CA Insurance Commissioner Warns Insurers of Increasing Climate-Change Risks

by | Sep 7, 2018

Climate change is contributing to increased risk of property damage from wildfires, and areas of the state once considered to be not at high risk are now being scorched by fires, says California Insurance Commissioner Dave Jones. The commissioner announced today that more than 10,000 claims have been filed, totaling $845 million in insured losses, from the Carr and Mendocino Complex fires alone, which are now counted among the most destructive wildfires in the state’s history.

“We should remember that the vast majority of California’s most destructive fires occurred after September 1, and fire experts tell us that the worst fires for 2018 may still be ahead of us,” Jones says. Jones is attempting to convince insurers to consider climate risk and the role insurance can play in addressing the three types of climate risks facing insurance companies: physical, transition and litigation risks.

In a new report titled Trial by Fire: Managing Climate Risks Facing Insurers in the Golden State, the California Department of Insurance points out that climate scientists have attributed the rise in destructive wildfires in part to climate change, adding that between fires, hurricanes, droughts and floods, insured losses were $12.6 billion in 2017.

But Risk May Actually Increase if Climate Improves

Insurers collectively hold and invest trillions of dollars in their reserves.
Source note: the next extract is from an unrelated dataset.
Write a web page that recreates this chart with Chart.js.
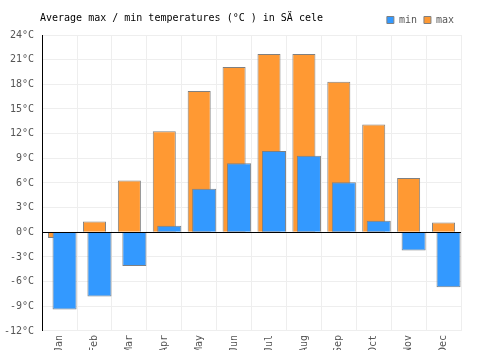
<!DOCTYPE html>
<html>
<head>
<meta charset="utf-8">
<script src="https://cdn.jsdelivr.net/npm/chart.js@4.4.1/dist/chart.umd.min.js"></script>
<style>
    html, body { margin: 0; padding: 0; overflow: hidden; background: #fff; }
    #contenedor { width: 500px; height: 357px; }
</style>
</head>
<body>
<div id="contenedor"><canvas id="tempChart"></canvas></div>
<script>
// Datos del gráfico
const meses = ['Jan', 'Feb', 'Mar', 'Apr', 'May', 'Jun', 'Jul', 'Aug', 'Sep', 'Oct', 'Nov', 'Dec'];
const tempMin = [-9.4, -7.8, -4.1, 0.8, 5.3, 8.4, 9.9, 9.3, 6.1, 1.4, -2.2, -6.7];
const tempMax = [-0.7, 1.3, 6.3, 12.3, 17.2, 20.1, 21.7, 21.7, 18.3, 13.1, 6.6, 1.2];
const ejeY = { min: -12, max: 24, paso: 3 };
const titulo = 'Average max / min temperatures (°C ) in SÄ cele';

const fuente = 'DejaVu Sans Mono';
Chart.defaults.font.family = fuente;
Chart.defaults.font.size = 10;
Chart.defaults.color = '#555';

// Título dibujado a mano para que quede en la misma línea que la leyenda
const tituloPlugin = {
    id: 'tituloPlugin',
    afterDraw(chart) {
        const ctx = chart.ctx;
        ctx.save();
        ctx.font = '10px ' + fuente;
        ctx.fillStyle = '#000';
        ctx.textBaseline = 'middle';
        ctx.textAlign = 'left';
        ctx.fillText(titulo, 40, 18);
        ctx.restore();
    }
};

// Las barras de mínimas van un poco corridas a la derecha, encima de las máximas
const desplazarMin = {
    id: 'desplazarMin',
    beforeDatasetDraw(chart, args) {
        if (args.index !== 0) return;
        chart.ctx.save();
        chart.ctx.translate(5, 0);
    },
    afterDatasetDraw(chart, args) {
        if (args.index !== 0) return;
        chart.ctx.restore();
    }
};

// Línea del cero en negro, por encima de las barras
const lineaCero = {
    id: 'lineaCero',
    afterDatasetsDraw(chart) {
        const y = Math.round(chart.scales.y.getPixelForValue(0)) + 0.5;
        const ctx = chart.ctx;
        ctx.save();
        ctx.strokeStyle = '#000';
        ctx.lineWidth = 1;
        ctx.beginPath();
        ctx.moveTo(chart.chartArea.left, y);
        ctx.lineTo(chart.chartArea.right, y);
        ctx.stroke();
        ctx.restore();
    }
};

const ctx = document.getElementById('tempChart').getContext('2d');
const tempChart = new Chart(ctx, {
    type: 'bar',
    data: {
        labels: meses,
        datasets: [
            {
                label: 'min',
                data: tempMin,
                backgroundColor: '#3399ff',
                borderColor: '#808080',
                borderWidth: 1,
                grouped: false,
                categoryPercentage: 1,
                barPercentage: 0.69
            },
            {
                label: 'max',
                data: tempMax,
                backgroundColor: '#ff9933',
                borderColor: '#808080',
                borderWidth: 1,
                grouped: false,
                categoryPercentage: 1,
                barPercentage: 0.66
            }
        ]
    },
    options: {
        responsive: true,
        maintainAspectRatio: false,
        animation: false,
        layout: {
            padding: { left: -4, right: 39, top: 8, bottom: 0 }
        },
        scales: {
            x: {
                grid: { color: '#eeeeee', drawTicks: false },
                border: { color: '#eeeeee' },
                ticks: {
                    minRotation: 90,
                    maxRotation: 90,
                    padding: 4,
                    color: '#555'
                }
            },
            y: {
                min: ejeY.min,
                max: ejeY.max,
                grid: { color: '#eeeeee', drawTicks: false },
                border: { color: '#000' },
                ticks: {
                    stepSize: ejeY.paso,
                    padding: 8,
                    color: '#555',
                    callback: v => v + '°C'
                }
            }
        },
        plugins: {
            legend: {
                position: 'top',
                align: 'end',
                labels: {
                    boxWidth: 7,
                    boxHeight: 7,
                    padding: 7,
                    color: '#555'
                }
            },
            tooltip: { enabled: false }
        }
    },
    plugins: [tituloPlugin, desplazarMin, lineaCero]
});
</script>
</body>
</html>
If markets and governments are successful in transitioning away from reliance on fossil fuels and a carbon-based economy, the value of such investments could decline in response. Transition risks reflect the uncertainty of financial markets in a potentially carbon-constrained world, according to the report.

There are also climate-related liability risks. “It is possible that the law will eventually provide that greenhouse gas emitters are liable for climate-related damages, which in turn insurers might be obligated to pay for,” Jones writes in the report’s foreword.

As risks grow and combine, insurers will face increasing systemic barriers to offering affordable insurance statewide, according to the report. “A range of actions from insurers, regulators, lawmakers, and consumers will be necessary in order to preserve insurance availability, adequacy, and affordability as climate change worsens,” the report states.

The report was authored by Dr. Evan Mills, Principal of Energy Associates, a California-based energy and environmental consultancy, the climate policy experts at UC Berkeley School of Law’s Center for Law, Energy & the Environment, and the California Department of Insurance.